» To be done
Return the entries below in their exact form, leaving the pictures out.

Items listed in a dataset
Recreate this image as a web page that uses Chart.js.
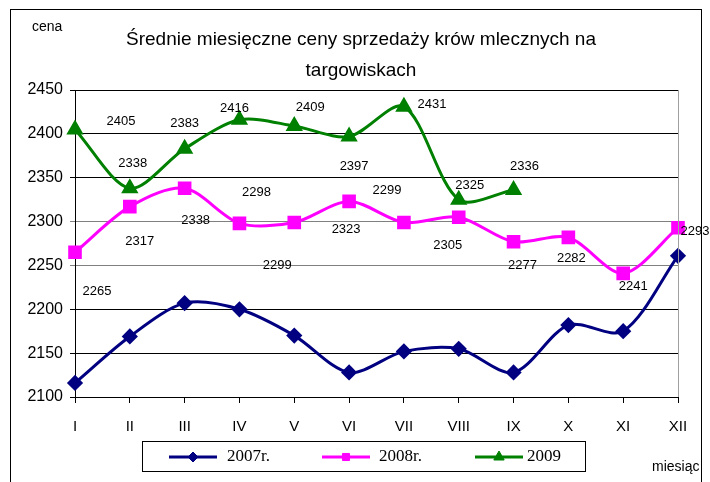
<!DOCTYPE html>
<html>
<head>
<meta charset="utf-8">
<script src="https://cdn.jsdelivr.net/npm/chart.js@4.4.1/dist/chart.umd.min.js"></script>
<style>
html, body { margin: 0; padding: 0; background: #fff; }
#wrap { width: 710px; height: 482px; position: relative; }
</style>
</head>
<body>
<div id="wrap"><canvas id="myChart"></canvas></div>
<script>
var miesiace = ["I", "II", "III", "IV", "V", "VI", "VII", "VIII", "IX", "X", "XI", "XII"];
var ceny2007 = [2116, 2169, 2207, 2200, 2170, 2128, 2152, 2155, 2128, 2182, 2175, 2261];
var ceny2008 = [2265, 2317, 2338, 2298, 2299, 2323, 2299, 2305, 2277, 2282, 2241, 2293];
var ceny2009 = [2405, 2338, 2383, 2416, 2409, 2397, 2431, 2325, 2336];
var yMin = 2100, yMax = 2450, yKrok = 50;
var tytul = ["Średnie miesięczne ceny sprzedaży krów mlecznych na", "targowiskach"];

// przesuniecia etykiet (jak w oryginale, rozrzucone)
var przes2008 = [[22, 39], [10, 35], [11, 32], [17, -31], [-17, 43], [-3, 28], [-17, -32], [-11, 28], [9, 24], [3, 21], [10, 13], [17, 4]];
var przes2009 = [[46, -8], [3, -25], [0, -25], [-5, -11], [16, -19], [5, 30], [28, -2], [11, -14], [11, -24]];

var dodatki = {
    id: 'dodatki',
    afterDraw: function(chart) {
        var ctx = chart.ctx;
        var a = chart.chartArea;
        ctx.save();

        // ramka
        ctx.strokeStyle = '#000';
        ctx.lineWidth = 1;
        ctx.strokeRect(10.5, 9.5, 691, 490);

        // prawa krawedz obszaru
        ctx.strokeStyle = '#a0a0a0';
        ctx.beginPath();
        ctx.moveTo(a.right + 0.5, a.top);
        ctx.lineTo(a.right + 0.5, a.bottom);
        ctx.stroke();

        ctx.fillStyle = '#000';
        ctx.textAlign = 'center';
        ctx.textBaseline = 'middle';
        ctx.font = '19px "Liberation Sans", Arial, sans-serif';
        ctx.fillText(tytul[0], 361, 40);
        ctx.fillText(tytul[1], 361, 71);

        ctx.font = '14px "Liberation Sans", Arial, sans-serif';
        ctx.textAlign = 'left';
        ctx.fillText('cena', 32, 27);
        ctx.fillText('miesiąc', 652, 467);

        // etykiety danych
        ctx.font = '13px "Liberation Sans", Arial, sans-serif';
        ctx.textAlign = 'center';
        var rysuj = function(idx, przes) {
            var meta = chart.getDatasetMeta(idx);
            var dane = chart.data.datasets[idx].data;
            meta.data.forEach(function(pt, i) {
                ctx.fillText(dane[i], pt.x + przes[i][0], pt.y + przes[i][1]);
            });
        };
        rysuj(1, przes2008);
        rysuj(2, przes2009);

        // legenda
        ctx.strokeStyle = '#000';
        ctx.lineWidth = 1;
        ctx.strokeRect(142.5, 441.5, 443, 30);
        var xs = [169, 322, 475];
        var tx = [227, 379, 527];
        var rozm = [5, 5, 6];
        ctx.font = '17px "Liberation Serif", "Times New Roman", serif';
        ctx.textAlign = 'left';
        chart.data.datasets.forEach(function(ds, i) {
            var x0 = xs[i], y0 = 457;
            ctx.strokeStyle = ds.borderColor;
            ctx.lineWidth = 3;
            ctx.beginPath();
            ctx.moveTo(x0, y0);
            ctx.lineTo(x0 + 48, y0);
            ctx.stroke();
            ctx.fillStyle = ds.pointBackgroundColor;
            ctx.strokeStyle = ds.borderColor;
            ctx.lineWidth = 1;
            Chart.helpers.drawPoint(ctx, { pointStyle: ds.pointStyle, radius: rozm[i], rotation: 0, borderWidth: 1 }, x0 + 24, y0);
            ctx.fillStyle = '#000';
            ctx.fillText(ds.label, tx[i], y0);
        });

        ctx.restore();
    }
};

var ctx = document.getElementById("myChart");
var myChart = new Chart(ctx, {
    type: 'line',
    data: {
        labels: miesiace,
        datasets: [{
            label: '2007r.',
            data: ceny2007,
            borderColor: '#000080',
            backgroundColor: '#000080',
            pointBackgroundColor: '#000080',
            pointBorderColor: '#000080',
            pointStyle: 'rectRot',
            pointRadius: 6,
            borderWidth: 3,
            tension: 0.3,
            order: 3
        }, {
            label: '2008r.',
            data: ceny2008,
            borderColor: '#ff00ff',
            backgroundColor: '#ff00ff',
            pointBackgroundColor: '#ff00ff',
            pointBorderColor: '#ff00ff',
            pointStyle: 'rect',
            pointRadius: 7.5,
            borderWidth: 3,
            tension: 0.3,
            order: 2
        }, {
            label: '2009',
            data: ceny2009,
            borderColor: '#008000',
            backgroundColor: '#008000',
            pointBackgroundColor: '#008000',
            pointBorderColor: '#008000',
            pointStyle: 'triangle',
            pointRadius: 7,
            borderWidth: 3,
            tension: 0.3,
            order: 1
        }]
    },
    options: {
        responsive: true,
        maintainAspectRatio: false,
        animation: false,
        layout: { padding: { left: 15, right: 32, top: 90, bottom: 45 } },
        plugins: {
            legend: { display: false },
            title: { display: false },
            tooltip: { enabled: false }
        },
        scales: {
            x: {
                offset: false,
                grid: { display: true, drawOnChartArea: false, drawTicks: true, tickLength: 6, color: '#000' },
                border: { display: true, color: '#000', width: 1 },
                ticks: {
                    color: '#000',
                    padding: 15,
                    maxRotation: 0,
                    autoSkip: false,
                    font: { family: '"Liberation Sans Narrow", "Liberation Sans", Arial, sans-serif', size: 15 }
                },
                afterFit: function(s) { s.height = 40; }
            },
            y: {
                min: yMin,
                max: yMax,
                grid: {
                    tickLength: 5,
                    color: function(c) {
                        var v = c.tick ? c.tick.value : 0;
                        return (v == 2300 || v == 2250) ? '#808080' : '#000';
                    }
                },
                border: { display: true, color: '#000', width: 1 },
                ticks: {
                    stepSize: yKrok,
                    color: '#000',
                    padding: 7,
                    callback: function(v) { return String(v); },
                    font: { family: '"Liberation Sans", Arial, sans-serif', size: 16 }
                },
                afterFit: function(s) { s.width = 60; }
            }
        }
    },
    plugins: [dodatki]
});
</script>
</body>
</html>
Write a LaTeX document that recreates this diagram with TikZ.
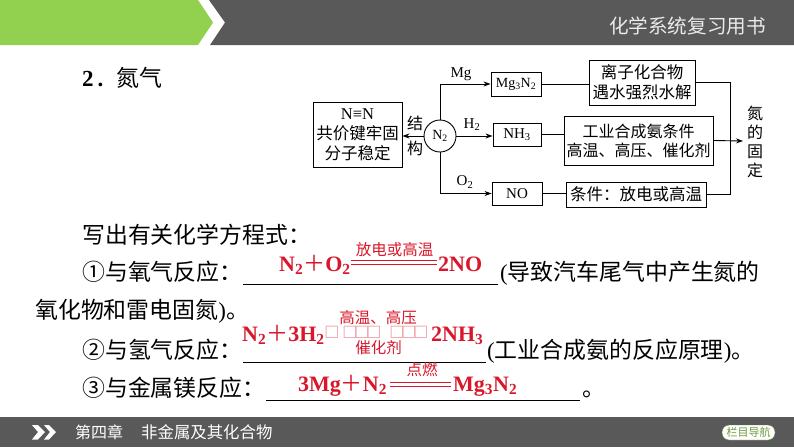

» Finished answer
Recreate this image as a web page that uses Chart.js.
<!DOCTYPE html>
<html>
<head>
<meta charset="utf-8">
<script src="https://cdn.jsdelivr.net/npm/chart.js@4.4.1/dist/chart.umd.min.js"></script>
<style>
html, body { margin: 0; padding: 0; background: #fff; }
#wrap { width: 710px; height: 482px; position: relative; }
</style>
</head>
<body>
<div id="wrap"><canvas id="myChart"></canvas></div>
<script>
var miesiace = ["I", "II", "III", "IV", "V", "VI", "VII", "VIII", "IX", "X", "XI", "XII"];
var ceny2007 = [2116, 2169, 2207, 2200, 2170, 2128, 2152, 2155, 2128, 2182, 2175, 2261];
var ceny2008 = [2265, 2317, 2338, 2298, 2299, 2323, 2299, 2305, 2277, 2282, 2241, 2293];
var ceny2009 = [2405, 2338, 2383, 2416, 2409, 2397, 2431, 2325, 2336];
var yMin = 2100, yMax = 2450, yKrok = 50;
var tytul = ["Średnie miesięczne ceny sprzedaży krów mlecznych na", "targowiskach"];

// przesuniecia etykiet (jak w oryginale, rozrzucone)
var przes2008 = [[22, 39], [10, 35], [11, 32], [17, -31], [-17, 43], [-3, 28], [-17, -32], [-11, 28], [9, 24], [3, 21], [10, 13], [17, 4]];
var przes2009 = [[46, -8], [3, -25], [0, -25], [-5, -11], [16, -19], [5, 30], [28, -2], [11, -14], [11, -24]];

var dodatki = {
    id: 'dodatki',
    afterDraw: function(chart) {
        var ctx = chart.ctx;
        var a = chart.chartArea;
        ctx.save();

        // ramka
        ctx.strokeStyle = '#000';
        ctx.lineWidth = 1;
        ctx.strokeRect(10.5, 9.5, 691, 490);

        // prawa krawedz obszaru
        ctx.strokeStyle = '#a0a0a0';
        ctx.beginPath();
        ctx.moveTo(a.right + 0.5, a.top);
        ctx.lineTo(a.right + 0.5, a.bottom);
        ctx.stroke();

        ctx.fillStyle = '#000';
        ctx.textAlign = 'center';
        ctx.textBaseline = 'middle';
        ctx.font = '19px "Liberation Sans", Arial, sans-serif';
        ctx.fillText(tytul[0], 361, 40);
        ctx.fillText(tytul[1], 361, 71);

        ctx.font = '14px "Liberation Sans", Arial, sans-serif';
        ctx.textAlign = 'left';
        ctx.fillText('cena', 32, 27);
        ctx.fillText('miesiąc', 652, 467);

        // etykiety danych
        ctx.font = '13px "Liberation Sans", Arial, sans-serif';
        ctx.textAlign = 'center';
        var rysuj = function(idx, przes) {
            var meta = chart.getDatasetMeta(idx);
            var dane = chart.data.datasets[idx].data;
            meta.data.forEach(function(pt, i) {
                ctx.fillText(dane[i], pt.x + przes[i][0], pt.y + przes[i][1]);
            });
        };
        rysuj(1, przes2008);
        rysuj(2, przes2009);

        // legenda
        ctx.strokeStyle = '#000';
        ctx.lineWidth = 1;
        ctx.strokeRect(142.5, 441.5, 443, 30);
        var xs = [169, 322, 475];
        var tx = [227, 379, 527];
        var rozm = [5, 5, 6];
        ctx.font = '17px "Liberation Serif", "Times New Roman", serif';
        ctx.textAlign = 'left';
        chart.data.datasets.forEach(function(ds, i) {
            var x0 = xs[i], y0 = 457;
            ctx.strokeStyle = ds.borderColor;
            ctx.lineWidth = 3;
            ctx.beginPath();
            ctx.moveTo(x0, y0);
            ctx.lineTo(x0 + 48, y0);
            ctx.stroke();
            ctx.fillStyle = ds.pointBackgroundColor;
            ctx.strokeStyle = ds.borderColor;
            ctx.lineWidth = 1;
            Chart.helpers.drawPoint(ctx, { pointStyle: ds.pointStyle, radius: rozm[i], rotation: 0, borderWidth: 1 }, x0 + 24, y0);
            ctx.fillStyle = '#000';
            ctx.fillText(ds.label, tx[i], y0);
        });

        ctx.restore();
    }
};

var ctx = document.getElementById("myChart");
var myChart = new Chart(ctx, {
    type: 'line',
    data: {
        labels: miesiace,
        datasets: [{
            label: '2007r.',
            data: ceny2007,
            borderColor: '#000080',
            backgroundColor: '#000080',
            pointBackgroundColor: '#000080',
            pointBorderColor: '#000080',
            pointStyle: 'rectRot',
            pointRadius: 6,
            borderWidth: 3,
            tension: 0.3,
            order: 3
        }, {
            label: '2008r.',
            data: ceny2008,
            borderColor: '#ff00ff',
            backgroundColor: '#ff00ff',
            pointBackgroundColor: '#ff00ff',
            pointBorderColor: '#ff00ff',
            pointStyle: 'rect',
            pointRadius: 7.5,
            borderWidth: 3,
            tension: 0.3,
            order: 2
        }, {
            label: '2009',
            data: ceny2009,
            borderColor: '#008000',
            backgroundColor: '#008000',
            pointBackgroundColor: '#008000',
            pointBorderColor: '#008000',
            pointStyle: 'triangle',
            pointRadius: 7,
            borderWidth: 3,
            tension: 0.3,
            order: 1
        }]
    },
    options: {
        responsive: true,
        maintainAspectRatio: false,
        animation: false,
        layout: { padding: { left: 15, right: 32, top: 90, bottom: 45 } },
        plugins: {
            legend: { display: false },
            title: { display: false },
            tooltip: { enabled: false }
        },
        scales: {
            x: {
                offset: false,
                grid: { display: true, drawOnChartArea: false, drawTicks: true, tickLength: 6, color: '#000' },
                border: { display: true, color: '#000', width: 1 },
                ticks: {
                    color: '#000',
                    padding: 15,
                    maxRotation: 0,
                    autoSkip: false,
                    font: { family: '"Liberation Sans Narrow", "Liberation Sans", Arial, sans-serif', size: 15 }
                },
                afterFit: function(s) { s.height = 40; }
            },
            y: {
                min: yMin,
                max: yMax,
                grid: {
                    tickLength: 5,
                    color: function(c) {
                        var v = c.tick ? c.tick.value : 0;
                        return (v == 2300 || v == 2250) ? '#808080' : '#000';
                    }
                },
                border: { display: true, color: '#000', width: 1 },
                ticks: {
                    stepSize: yKrok,
                    color: '#000',
                    padding: 7,
                    callback: function(v) { return String(v); },
                    font: { family: '"Liberation Sans", Arial, sans-serif', size: 16 }
                },
                afterFit: function(s) { s.width = 60; }
            }
        }
    },
    plugins: [dodatki]
});
</script>
</body>
</html>
Write a LaTeX document that recreates this diagram with TikZ.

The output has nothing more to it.